Thursday, September 25, 2008

Vampire wars – review

Author: Steven Saville

First published: 2008 (omnibus)

Contains spoilers

The Blurb: “The Von Carnsteins are the most infamous vampires to stalk the Warhammer Old World. Their very names – Vlad, Konrad and Mannfred – conjure up images of doom, death and destruction. This omnibus edition collects all three of Steven Saville’s Von Carnstein novels – Inheritance, Dominion and Retribution – into one gore drenched volume that plumbs the very depths of evil.”

The Review: I’m not too familiar with Warhammer. I’ve never played the games (either tabletop or computer) and the only books set in the Warhammer world I had read prior to these were Jack Yeovil’s four Vampire Genevieve books (incidentally these are excellent reads, as one would expect as Yeovil was a pen name for Kim Newman).

However, being unfamiliar with an elsewhere established world shouldn’t be an issue. I knew that this was a fantasy level setting, swords and sorcery if you like, and a good author should be able to explain aspects that would be familiar to a new audience but without sounding preachy to an existing audience. Saville does this but, before I go into the book proper, there was an aspect that really bugged me. It might only be a small thing but it really got under my skin. It was surrounding dating.
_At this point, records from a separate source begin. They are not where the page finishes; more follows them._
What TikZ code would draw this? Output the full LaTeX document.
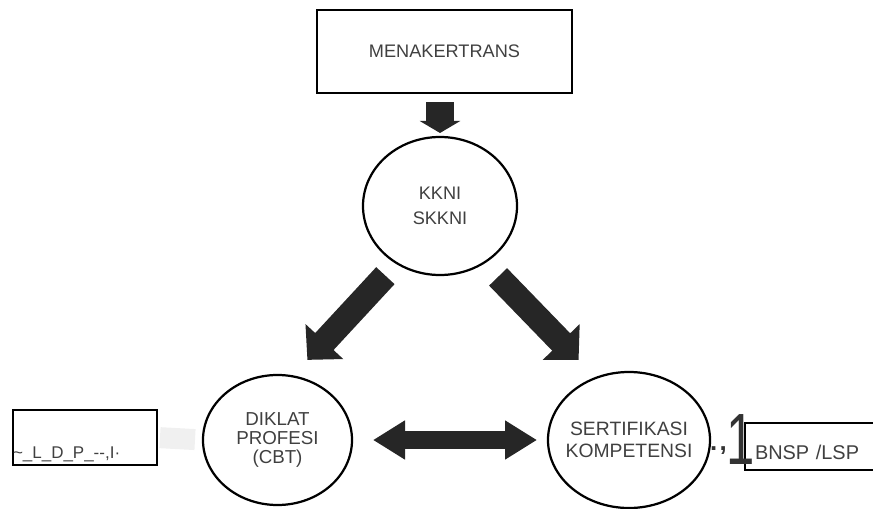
\documentclass[tikz,border=0pt]{standalone}
\usepackage{fontspec}
\setmainfont{Liberation Sans}
\usetikzlibrary{shapes.geometric,arrows.meta}
\begin{document}
\begin{tikzpicture}[x=0.03cm,y=-0.03cm,
  box/.style={draw,line width=1.6pt,inner sep=0pt,outer sep=0pt,text=black!75},
  circ/.style={ellipse,draw,line width=1.9pt,inner sep=-10pt,outer sep=0pt,align=center,text=black!75},
  downarrow/.style={line width=0.84cm,black!85,-{Triangle[length=0.36cm,width=1.2cm]}},
  slantarrow/.style={line width=0.75cm,black!85,-{Triangle[length=0.75cm,width=1.5cm]}},
  dblarrow/.style={line width=0.54cm,black!85,{Triangle[length=0.96cm,width=1.11cm]}-{Triangle[length=0.96cm,width=1.11cm]}}]
\useasboundingbox (0,0) rectangle (873,509);

\node[box,minimum width=7.65cm,minimum height=2.49cm,font=\fontsize{15.5}{18}\selectfont] (menak) at (444.5,51.5) {MENAKERTRANS};

\node[circ,minimum width=4.62cm,minimum height=4.14cm,font=\fontsize{15.5}{21}\selectfont] (kkni) at (440,206) {KKNI\\SKKNI};
\node[circ,minimum width=4.47cm,minimum height=3.9cm,font=\fontsize{16}{16.5}\selectfont] (diklat) at (277.5,440) {DIKLAT\\PROFESI\\(CBT)};
\node[circ,minimum width=4.86cm,minimum height=4.08cm,font=\fontsize{16.5}{18.7}\selectfont] (sertif) at (629,440) {SERTIFIKASI\\KOMPETENSI};

\node[box,anchor=north west,text width=4.32cm,align=left,text height=1.44cm,text depth=0.21cm,font=\fontsize{14.5}{14.5}\selectfont] (lbox) at (13,410) {\textasciitilde\_L\_D\_P\_-{}-,I·};
\node[box,anchor=north west,inner xsep=0.3cm,text width=3.6cm,align=left,text height=1.08cm,text depth=0.33cm,font=\fontsize{17}{17}\selectfont] (rbox) at (745,423) {BNSP /LSP};
\node[anchor=base west,inner sep=0pt,text=black!80] (mark) at (710,450) {{\fontsize{22}{22}\selectfont\bfseries .\kern2pt,}\raisebox{-12.75pt}{\scalebox{0.7}[1]{\fontsize{62}{62}\selectfont 1}}};

\draw[downarrow,shorten <=0.27cm,shorten >=0.12cm] (kkni.north |- menak.south) -- (kkni.north);
\draw[slantarrow,shorten <=0.51cm,shorten >=0.67cm] (kkni.233.6) -- (diklat.77.4);
\draw[slantarrow,shorten <=0.6cm,shorten >=0.75cm] (kkni.308.9) -- (sertif.118.65);
\draw[dblarrow,shorten <=0.63cm,shorten >=0.33cm] (diklat.east) -- (sertif.west);
\draw[line width=0.63cm,black!6,shorten <=0.09cm,shorten >=0.24cm] (lbox.east) -- (diklat.west);
\end{tikzpicture}
\end{document}
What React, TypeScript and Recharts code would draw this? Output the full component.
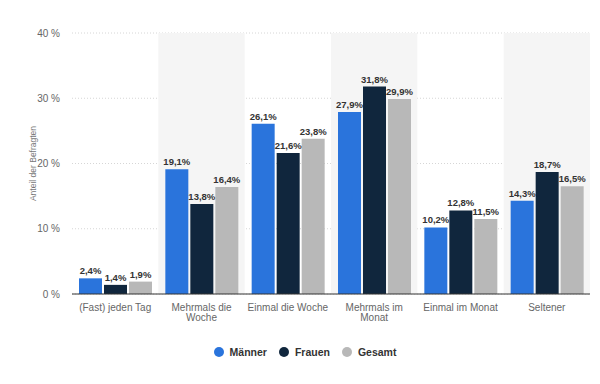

The three novels are included in this but so is a short, set in the same world, called “Death’s cold kiss” – which examines Vlad Von Carnstein gaining control of the lands of Sylvanian. It is dated 1797. Then we have the first events in book 1 dated 2009. There is commentary that the people, who at that point do not know their Count to be a vampire, remember the cruel rule of his predecessor. Well the dating is all wrong here, over 200 years have passed. Long enough for people to be suspicious of the Count, I’d say! So long that no one would remember his predecessor.

Between book 1 and 2 is an original piece “The Court of the Crimson Queen” – which examines Vlad turning his bride Isabella. This is dated as 1808, reasonable dating to the 1797 date but unreasonable given that in 2009 people are talking of the miracle of her recent recovery. The main stories, through the first two novels, are set around 2050 onwards and there is some very minor question mark over the date of the second novel – but this wouldn’t have come to mind if it hadn’t been for the other dating issues. Saville avoids this in the third novel by not having dates.

All that seems very picky but it irked as I read and, thus, detracted from the novel. However, when we ignore that we get a wide vista of undead armies, led by vampire Lords, laying waste to the world of ‘civilised’ man. We get three very different vampire Counts, Vlad and his two ‘sons’ Konrad and Mannfred, and the differences prevent this becoming stale from novel to novel.

We also have a juxtaposition against mortal characters – with a willingness on Saville’s part to sacrifice a character as necessary – that allows us to watch this drama unfold on both a micro and macrocosmic level, plus the lesser vampire characters – Skellan, a twisted, evil character, and Jerek, a vampire looking for redemption – who become a constant through the tale.

The vampire lore is very familiar, we are talking undead creatures, whose hearts should be destroyed or who should be beheaded if one wishes to slay them. Holy objects will hurt a vampire but faith seems to be needed and silver burns them. Sunlight is an issue for most but, by force of will, a stronger vampire can withstand the sun.

There are other bloodlines of vampires and we do come across an all female, seductive clan of vampires who act as courtesans.

All in all this was good sword and sorcery material, despite dating issues. I felt it perhaps lost itself within minutia at times and at others glossed over areas – but these were occasional issues in an otherwise pretty well drawn set of novels. 6 out of 10.